San Marino and the EU Association Agreement: S&P Global Ratings upgrades San Marino’s rating by two notches, consolidating the country’s international position
The Ministry of Finance and Budget announces with satisfaction that S&P Global Ratings has raised the Republic of San Marino’s sovereign rating by two notches, from BBB-/A-3 to BBB+/A-2. The promotion, which confirms the stable outlook, is clear and further recognition of the country’s solid recovery and development trajectory..
This recognition is part of a series of positive ratings issued by other prestigious agencies, including Fitch Ratings, Morningstar and DBRS. These agencies have also emphasised the Republic’s resilience and economic progress. The rating agency has highlighted the significant improvement in net debt parameters and more detailed external data — a tangible result of the fruitful cooperation with the International Monetary Fund. This synergy has made it possible to have more completed data, particularly on external accounts, revealing a much more robust position than previously estimated in a conservative manner.
A distinctive feature of S&P’s analysis is the way it has revised the assessment of net public debt. This revision now takes into account all liquid assets, including those of the Social Security Fund, in line with other countries. In this regard, S&P Global Ratings has clarified that resources that are not directly attributable to State liquidity can only be used following the introduction of appropriate legislative reforms in order to address exceptional circumstances. This clarification emphasises the caution and foresight that is required in the management of all domestic reserves, preserving their nature as strategic buffers.
Careful management of domestic resources is crucial in protecting the financial structure of the entire State from unpredictable shocks, ensuring sustainability and the capacity to cope with global critical issues.
The S&P report also highlights the imminent implementation of the Association Agreement with the European Union as a factor that will promote stability and development. Such Agreement is seen as a key foundation for governance standards and a catalyst for trade and economic growth.. The Association Agreement with the European Union, which is expected to be implemented in 2026, is set to play a pivotal role in San Marino’s growth prospects, promoting greater integration into the Single Market and strengthening economic and financial relations. The government’s implementation of essential reforms, such as those concerning the labour market and the pension system, has also viewed positively.

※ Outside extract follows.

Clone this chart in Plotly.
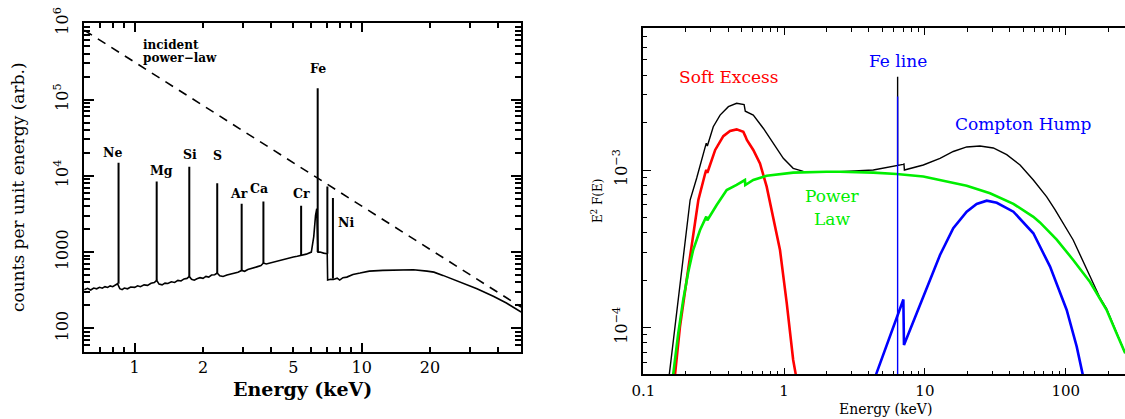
import plotly.graph_objects as go

# ---------------- data: left panel (reflection spectrum) ----------------
cont_E = [0.60, 0.62, 0.64, 0.66, 0.68, 0.70, 0.72, 0.74, 0.76, 0.78, 0.80, 0.82, 0.84, 0.86, 0.88,
          0.90, 0.93, 0.96, 1.00, 1.03, 1.06, 1.10, 1.14, 1.18, 1.22, 1.25, 1.28, 1.32, 1.36, 1.40,
          1.45, 1.50, 1.55, 1.60, 1.65, 1.70, 1.74, 1.78, 1.83, 1.88, 1.94, 2.00, 2.06, 2.12, 2.18,
          2.25, 2.31, 2.37, 2.45, 2.55, 2.65, 2.75, 2.85, 2.96, 3.05, 3.15, 3.30, 3.45, 3.60, 3.69,
          3.80, 4.00, 4.20, 4.40, 4.70, 5.00, 5.20, 5.44, 5.70, 6.00, 6.15, 6.26, 6.34, 6.42, 6.55,
          6.80, 7.05, 7.08, 7.30, 7.50, 7.80, 8.00, 8.27, 8.60, 9.15, 9.84, 10.8, 12.4, 14.7, 16.9,
          19.4, 20.8, 22.8, 27.1, 32.2, 38.2, 43.4, 50.4]
cont_V = [321, 335, 318, 338, 330, 345, 336, 352, 344, 360, 352, 372, 385, 331, 322,
          338, 330, 348, 345, 362, 352, 372, 366, 390, 398, 426, 380, 372, 392, 388,
          408, 400, 425, 418, 445, 452, 479, 440, 428, 448, 462, 452, 480, 470, 500,
          505, 531, 490, 479, 500, 512, 530, 545, 575, 560, 590, 610, 640, 665, 718,
          700, 730, 760, 778, 820, 860, 880, 906, 940, 1000, 1600, 3000, 3700, 1000, 1000,
          970, 950, 430, 440, 438, 455, 430, 462, 470, 510, 531, 563, 575, 575, 588,
          563, 546, 495, 405, 331, 262, 215, 164]

line_names = ["Ne", "Mg", "Si", "S", "Ar", "Ca", "Cr", "Fe", "", "Ni"]
line_E = [0.849, 1.25, 1.74, 2.31, 2.96, 3.69, 5.41, 6.40, 7.06, 7.47]
line_base = [385, 426, 479, 531, 575, 718, 906, 1000, 950, 448]
line_peak = [14800, 8420, 13200, 8020, 4300, 4600, 4040, 141000, 7240, 5110]

pl_E = [0.6, 50.4]
pl_V = [8.1e5, 190]

# ---------------- data: right panel (model components) ----------------
tot_E = [0.153, 0.168, 0.187, 0.215, 0.2395, 0.253, 0.275, 0.28, 0.285, 0.314, 0.351, 0.402, 0.46,
         0.52, 0.53, 0.604, 0.711, 0.838, 0.987, 1.16, 1.37, 2.0, 2.49, 4.3, 6.3, 6.4, 6.4, 6.4,
         7.0, 7.1, 7.15, 9.74, 12.8, 15.9, 19.8, 24.6, 30.6, 38.1, 47.4, 58.9, 73.3, 83.9, 113,
         148.8, 175, 195, 230, 264]
tot_V = [5.06e-5, 1.01e-4, 2.44e-4, 6.45e-4, 8.9e-4, 1.05e-3, 1.38e-3, 1.48e-3, 1.42e-3, 1.88e-3,
         2.23e-3, 2.52e-3, 2.65e-3, 2.6e-3, 2.36e-3, 2.23e-3, 1.84e-3, 1.48e-3, 1.186e-3, 1.025e-3,
         9.8e-4, 9.75e-4, 9.75e-4, 1.0e-3, 1.07e-3, 1.07e-3, 3.9e-3, 1.07e-3, 1.085e-3, 1.09e-3,
         1.0e-3, 1.076e-3, 1.186e-3, 1.31e-3, 1.40e-3, 1.42e-3, 1.38e-3, 1.25e-3, 1.076e-3, 8.64e-4,
         6.76e-4, 5.6e-4, 3.6e-4, 2.1e-4, 1.55e-4, 1.32e-4, 9.3e-5, 6.9e-5]

soft_E = [0.168, 0.182, 0.203, 0.2265, 0.246, 0.275, 0.28, 0.285, 0.324, 0.37, 0.413, 0.46, 0.513,
          0.53, 0.544, 0.604, 0.674, 0.752, 0.817, 0.935, 1.044, 1.16, 1.21]
soft_V = [5.06e-5, 1.01e-4, 2.0e-4, 3.97e-4, 6.45e-4, 9.5e-4, 1.0e-3, 9.6e-4, 1.34e-3, 1.64e-3,
          1.77e-3, 1.81e-3, 1.75e-3, 1.64e-3, 1.55e-3, 1.34e-3, 1.10e-3, 7.84e-4, 5.57e-4, 3.11e-4,
          1.43e-4, 6.24e-5, 5.06e-5]

plaw_E = [0.163, 0.177, 0.192, 0.209, 0.226, 0.253, 0.28, 0.285, 0.332, 0.391, 0.46, 0.527, 0.53,
          0.604, 0.752, 1.16, 2.0, 2.49, 4.3, 6.3, 9.74, 12.8, 19.8, 29, 42.5, 58.9, 65.6, 86.3,
          113, 148.8, 195, 230, 264]
plaw_V = [5.06e-5, 9.2e-5, 1.5e-4, 2.27e-4, 3.11e-4, 4.16e-4, 5.06e-4, 4.8e-4, 6.0e-4, 7.47e-4,
          8.05e-4, 8.64e-4, 8.03e-4, 8.64e-4, 9.2e-4, 9.62e-4, 9.75e-4, 9.75e-4, 9.62e-4, 9.43e-4,
          9.1e-4, 8.64e-4, 7.95e-4, 7.12e-4, 6.1e-4, 5.05e-4, 4.65e-4, 3.62e-4, 2.69e-4, 1.95e-4,
          1.3e-4, 9.2e-5, 6.9e-5]

hump_E = [4.5, 7.03, 7.1, 8.74, 10.3, 12.8, 15.9, 19.8, 23.3, 27.5, 32.4, 42.5, 58.9, 77.4, 101.6,
          119.7, 132]
hump_V = [5.06e-5, 1.51e-4, 7.77e-5, 1.234e-4, 1.80e-4, 2.89e-4, 4.27e-4, 5.44e-4, 6.09e-4,
          6.39e-4, 6.2e-4, 5.44e-4, 3.97e-4, 2.44e-4, 1.295e-4, 7.58e-5, 5.06e-5]

feline_E = [6.4, 6.4]
feline_V = [4.0e-5, 2.92e-3]

# ---------------- figure ----------------
W, H = 1125, 419
FONT = "DejaVu Serif"


def px(x):
    return x / W


def py(y):
    return 1 - y / H


fig = go.Figure()

# left panel
sx, sy = [], []
for e, b, p in zip(line_E, line_base, line_peak):
    sx += [e, e, None]
    sy += [b, p, None]

fig.add_trace(go.Scatter(x=cont_E, y=cont_V, mode="lines", line=dict(color="black", width=1.6),
                         xaxis="x", yaxis="y", showlegend=False, hoverinfo="skip"))
fig.add_trace(go.Scatter(x=sx, y=sy, mode="lines", line=dict(color="black", width=2),
                         xaxis="x", yaxis="y", showlegend=False, hoverinfo="skip"))
fig.add_trace(go.Scatter(x=pl_E, y=pl_V, mode="lines",
                         line=dict(color="black", width=1.6, dash="9px,7px"),
                         xaxis="x3", yaxis="y", showlegend=False, hoverinfo="skip"))

# right panel
fig.add_trace(go.Scatter(x=tot_E, y=tot_V, mode="lines", line=dict(color="black", width=1.4),
                         xaxis="x2", yaxis="y2", showlegend=False, hoverinfo="skip"))
fig.add_trace(go.Scatter(x=soft_E, y=soft_V, mode="lines", line=dict(color="#ff0000", width=2.6),
                         xaxis="x2", yaxis="y2", showlegend=False, hoverinfo="skip"))
fig.add_trace(go.Scatter(x=plaw_E, y=plaw_V, mode="lines", line=dict(color="#00ee00", width=2.6),
                         xaxis="x2", yaxis="y2", showlegend=False, hoverinfo="skip"))
fig.add_trace(go.Scatter(x=hump_E, y=hump_V, mode="lines", line=dict(color="#0000ff", width=2.6),
                         xaxis="x2", yaxis="y2", showlegend=False, hoverinfo="skip"))
fig.add_trace(go.Scatter(x=feline_E, y=feline_V, mode="lines", line=dict(color="#0000ff", width=1.4),
                         xaxis="x2", yaxis="y2", showlegend=False, hoverinfo="skip"))


def minors(lo, hi):
    out = []
    for k in range(-6, 7):
        for m in range(2, 10):
            v = m * 10.0 ** k
            if lo <= v <= hi:
                out.append(v)
    return out


tick_common = dict(showgrid=False, zeroline=False, showline=True, linecolor="black",
                   ticks="inside", tickcolor="black", mirror="ticks", automargin=False)

fig.update_layout(
    width=W, height=H, margin=dict(l=0, r=0, t=0, b=0, pad=0, autoexpand=False),
    paper_bgcolor="white", plot_bgcolor="white", showlegend=False,
    font=dict(family=FONT, color="black"),
    xaxis=dict(type="log", range=[-0.2233, 1.7018], domain=[px(84), px(521)], anchor="y",
               tickmode="array", tickvals=[1, 2, 5, 10, 20], ticktext=["1", "2", "5", "10", "20"],
               ticklen=5, tickwidth=1.5, linewidth=2, tickfont=dict(family=FONT, size=16),
               ticklabelstandoff=0,
               minor=dict(tickvals=[0.6, 0.7, 0.8, 0.9, 3, 4, 6, 7, 8, 9, 30, 40, 50],
                          ticks="inside", ticklen=5, tickwidth=1.5, tickcolor="black"),
               **tick_common),
    xaxis3=dict(type="log", range=[-0.2233, 1.7018], overlaying="x", anchor="y",
                tickmode="array", tickvals=[1, 10], ticks="inside", ticklen=9, tickwidth=1.5,
                tickcolor="black", mirror="ticks", showticklabels=False, showline=False,
                showgrid=False, zeroline=False, automargin=False),
    yaxis=dict(type="log", range=[1.69, 6.0], domain=[py(352), py(23.3)], anchor="x",
               tickmode="array", tickvals=[100, 1000, 1e4, 1e5, 1e6],
               ticktext=["100", "1000", "10<sup>4</sup>", "10<sup>5</sup>", "10<sup>6</sup>"],
               tickangle=-90, ticklen=10, tickwidth=1.5, linewidth=2,
               tickfont=dict(family=FONT, size=16), ticklabelstandoff=8,
               minor=dict(tickvals=minors(49, 1e6), ticks="inside", ticklen=6, tickwidth=1.5,
                          tickcolor="black"),
               **tick_common),
    xaxis2=dict(type="log", range=[-1, 2.421], domain=[px(643.3), 1.0], anchor="y2",
                tickmode="array", tickvals=[0.1, 1, 10, 100], ticktext=["0.1", "1", "10", "100"],
                ticklen=7, tickwidth=1.2, linewidth=1.5, tickfont=dict(family=FONT, size=15),
                ticklabelstandoff=2,
                minor=dict(tickvals=minors(0.1, 264), ticks="inside", ticklen=4, tickwidth=1.2,
                           tickcolor="black"),
                **tick_common),
    yaxis2=dict(type="log", range=[-4.2955, -2.1015], domain=[py(374.3), py(28.3)], anchor="x2",
                tickmode="array", tickvals=[1e-4, 1e-3],
                ticktext=["10<sup>\u22124</sup>", "10<sup>\u22123</sup>"],
                tickangle=-90, ticklen=8, tickwidth=1.2, linewidth=1.5,
                tickfont=dict(family=FONT, size=16), ticklabelstandoff=8,
                minor=dict(tickvals=minors(5e-5, 8e-3), ticks="inside", ticklen=4, tickwidth=1.2,
                           tickcolor="black"),
                showgrid=False, zeroline=False, showline=True, linecolor="black",
                ticks="inside", tickcolor="black", mirror=False, automargin=False),
)

ann = []


def txt(x, y, s, size, color="black", bold=False, angle=0, xanchor="center"):
    if bold:
        s = "<b>" + s + "</b>"
    ann.append(dict(x=px(x), y=py(y), xref="paper", yref="paper", text=s, showarrow=False,
                    xanchor=xanchor, yanchor="middle", textangle=angle,
                    font=dict(family=FONT, size=size, color=color)))


# left panel labels
label_pos = {"Ne": (112.5, 153), "Mg": (161, 170), "Si": (189.5, 154), "S": (217, 156),
             "Ar": (239, 193), "Ca": (259, 188), "Cr": (301, 193), "Fe": (318, 69), "Ni": (345.5, 223)}
for name in line_names:
    if name:
        x, y = label_pos[name]
        txt(x, y, name, 12.5, bold=True)
txt(141, 45, "incident", 12, bold=True, xanchor="left")
txt(141, 58, "power\u2212law", 12, bold=True, xanchor="left")
txt(302, 389, "Energy (keV)", 19, bold=True)
txt(18, 187, "counts per unit energy (arb.)", 17, angle=-90)

# right panel labels
txt(728, 77, "Soft Excess", 17, color="#ff0000")
txt(898, 61, "Fe line", 17, color="#0000ff")
txt(1023, 124, "Compton Hump", 17, color="#0000ff")
txt(832, 196, "Power", 17, color="#00ee00")
txt(832, 219, "Law", 17, color="#00ee00")
txt(885, 409, "Energy (keV)", 14)
txt(597, 201, "E<sup>2</sup> F(E)", 12, angle=-90)

fig.update_layout(annotations=ann)
fig.write_html("out.html")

At the same time, progress is acknowledged in the ongoing restructuring of the banking sector, thanks to the establishment of an Asset Management Company (AMC) and the constant reduction of non-performing loans (NPLs), even though their level remains higher than the European average.
Upgrading its long-term and short-term ratings in both foreign and local currencies from BBB-/A-3 to BBB+/A-2 reinforces the perception of a country that is consolidating its reliability and attractiveness in the international financial landscape through a rigorous approach and strategic vision. The fact that the San Marino system has maintained its AAA rating for transferability and convertibility further confirms its soundness..
This favourable outcome reflects the Republic of San Marino’s constant commitment and determination to pursue a path of fiscal balance, structural modernisation and strengthening of its international profile. This result instils renewed confidence and is a significant step towards San Marino’s further development.